Per colpa di questi scivoloni ma non solo, Abodi è ormai in disgrazia anche col partito, che non gli perdona soprattutto alcune scelte poco popolari fra i meloniani. Come l’idea di puntare per la successione al Coni su Luca Pancalli, dirigente stimato (ex n.1 del Comitato paralimpico) ma di nota provenienza di centrosinistra, che ha rimediato una sonora sconfitta nonostante l’appoggio governativo. E questo grazie ai voti di Malagò, che proprio Abodi ha messo alla porta, ma anche di Franco Carraro, che secondo il ministro non avrebbe potuto candidarsi (“ogni cosa ha il suo tempo”, aveva detto), e invece non soltanto si è presentato alle elezioni, ma è stato pure decisivo. Discorso che potrebbe allargarsi all’inclusione nello staff di Massimiliano Atelli e dell’ex assessore grillino Daniele Frongia (non proprio due camerati), o all’iniziale nomina del prof. Lago alla Commissione sui bilanci della Serie A (bollato come “comunista” e per questo affossato dai parlamentari Fdi). Come se non bastasse, adesso starebbe pensando di affidare il Dipartimento per le politiche giovanili (lasciato libero da Michele Sciscioli, fresco amministratore delegato del Poligrafico) a Giuseppe Pierro, ex capo Dipartimento di Vincenzo Spadafora, tutt’ora vicino all’ex ministro giallorosso e al suo nuovo soggetto politico “Primavera”. Una scelta che sarebbe vista come un ulteriore dito nell’occhio dai vertici meloniani.

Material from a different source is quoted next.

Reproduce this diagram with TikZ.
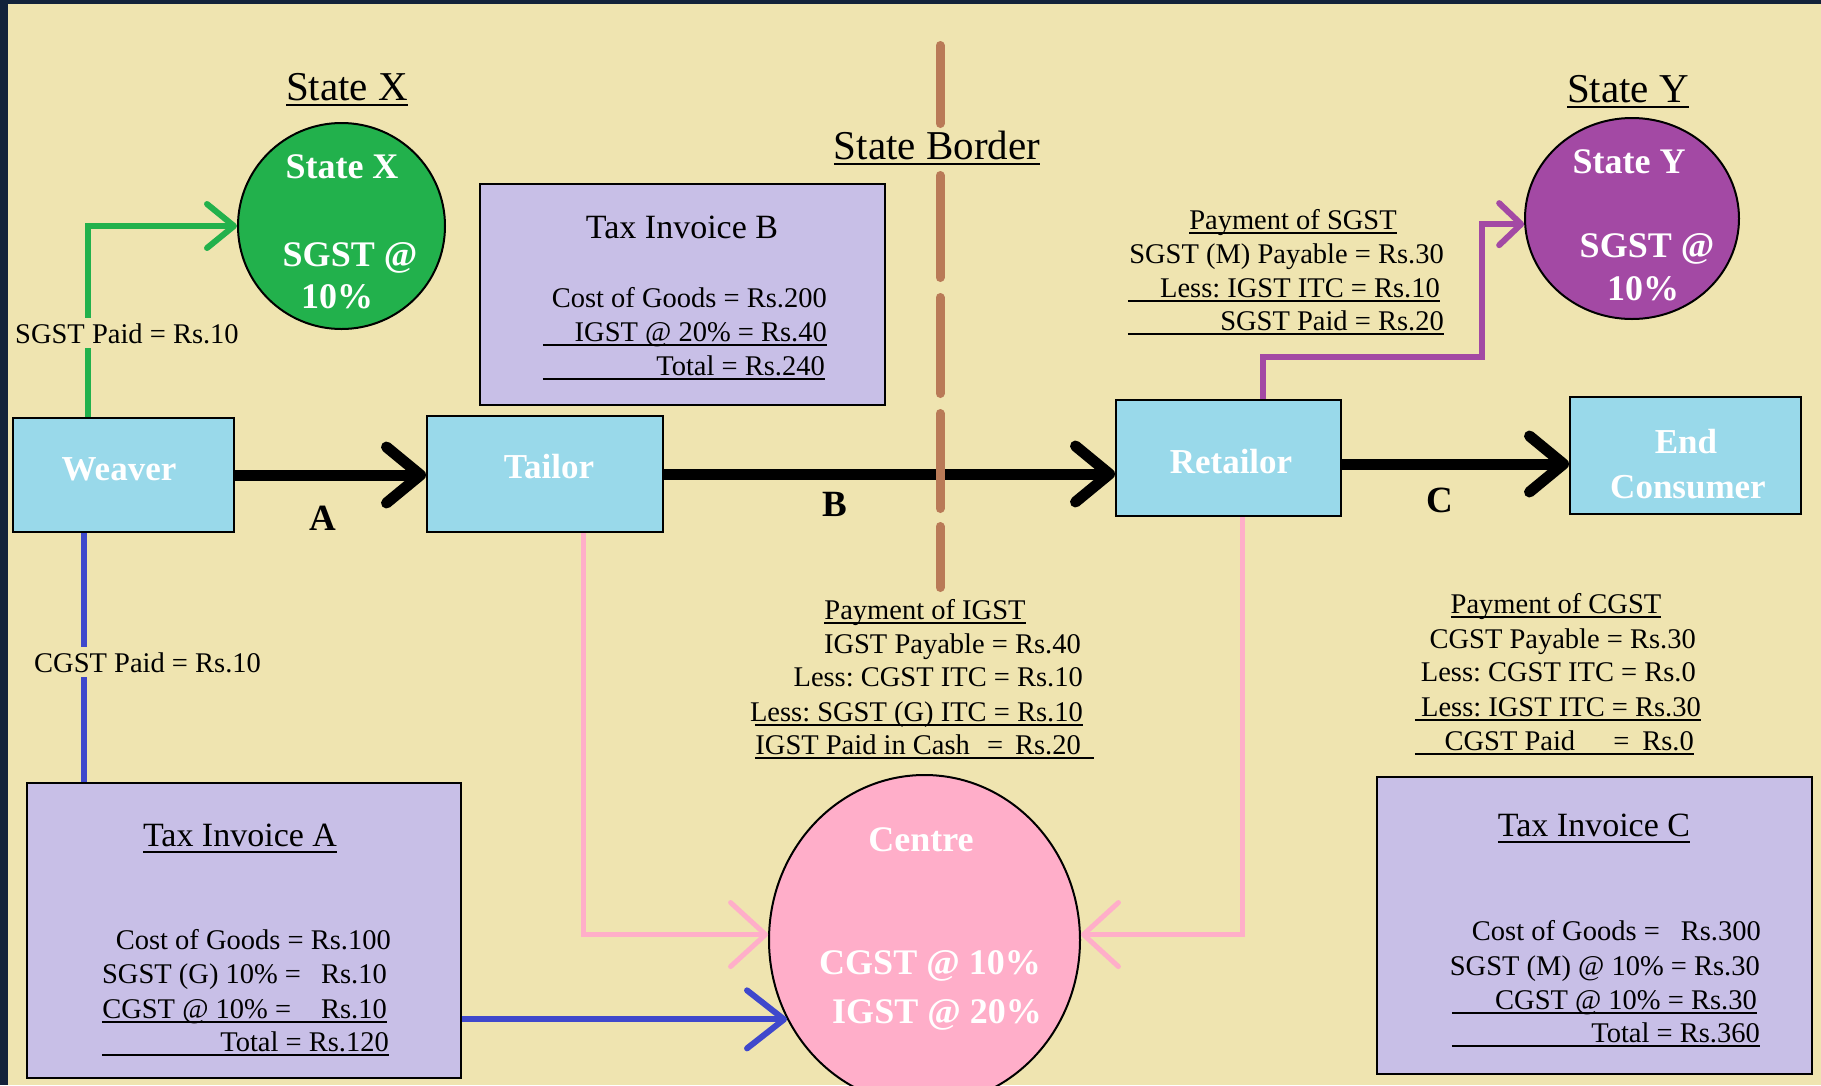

Persino di fronte all’opinione pubblica la sua popolarità è crollata dopo alcune dichiarazioni avventate, come la morale ai calciatori scommettitori (mentre il suo governo ripristina gli sponsor del betting) o l’assenza istituzionale allo storico trionfo di Sinner a Wimbledon, giustificata con una vacanza in famiglia. Speriamo vada meglio dopo le ferie.